In an effort to understand the problem with the query performance, I ran a series of tests, which involved creating a table, Trans_smp_micro, consisting of a subset of the original table of various sizes, and running two queries:
select iCompanyID, sum(dcPurchaseAmt)
FROM Trans_smp_micro
GROUP BY iCompanyID
;
select iCompanyID, sum(dcPurchaseAmt)
FROM Trans_smp_micro
ignore index (idxCompBrand)
GROUP BY iCompanyID
;
I ran this query on subsets varying from 30K to 19M rows, using both the InnoDB and MyISAM engines, and found the following patterns (all performance reported as execution time seconds per million rows):
InnoDB ignoring index: 1.5 s/M for less than 1M rows, then jumping to 4.5 s/M up to 4M rows. I have never run the query on bigger sets to completion
InnoDB using index: increasing from 3.0 s/M at 30K to 3.9 s/M at 500K, then jumping to 238 s/M at 1M, 850 s/M at 2m, and 1,257 s/M at 4M. I have never run the query on bigger sets to completion.
MyISAM ignoring index: 0.9 s/M up to 17M rows, then jumping to 1.8 s/M for 19M rows
MyISAM using index: 0.9 s/M up to 17M rows, then jumping to 1,450 s/M for 19M rows
Several observations:
- With both engines, both using and ignoring the index, the performance remains relatively stable until the row count hits a threshold, at which point the performance deteriorates. I assume this is because the system runs out of a resource, probably RAM allocated to the sort function, and changes the approach.
- MyISAM is always faster than InnoDB for the same size, and the performance with MyISAM does not deteriorate until I get to much bigger sets.
- With MyISAM, the performance using and ignoring the index is roughly identical until the system hits the threshold, at which point the execution time doubles ignoring the index, but increases by a factor of more than 1000 using the index.
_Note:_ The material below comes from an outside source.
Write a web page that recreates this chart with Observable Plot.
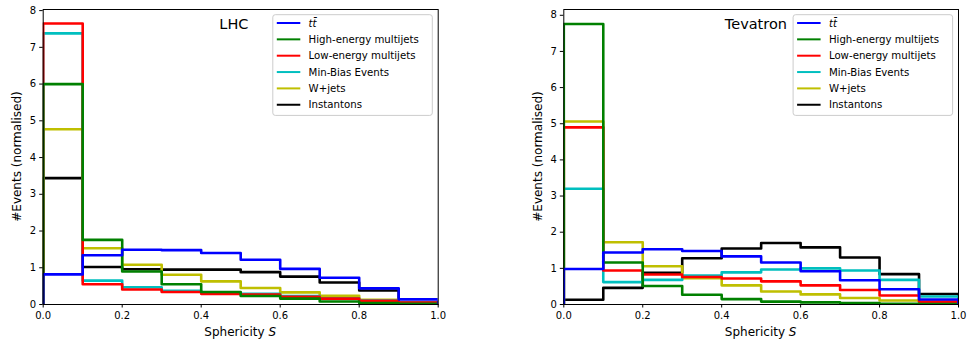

- with InnoDB, ignoring the index is always at least twice as fast as using the index, and the performance wall is much smaller: execution time doubles without the indexs, while it increases by factor of hundreds using the index
Which leaves me with a few questions:
- Why is using an index not helping, and sometimes badly hurting, the performance?
- Are there resource settings that I can adjust to avoid the performance threshold? Ultimately, once I'm done testing and tuning, I need to run a series of queries on the full set, with 350M rows.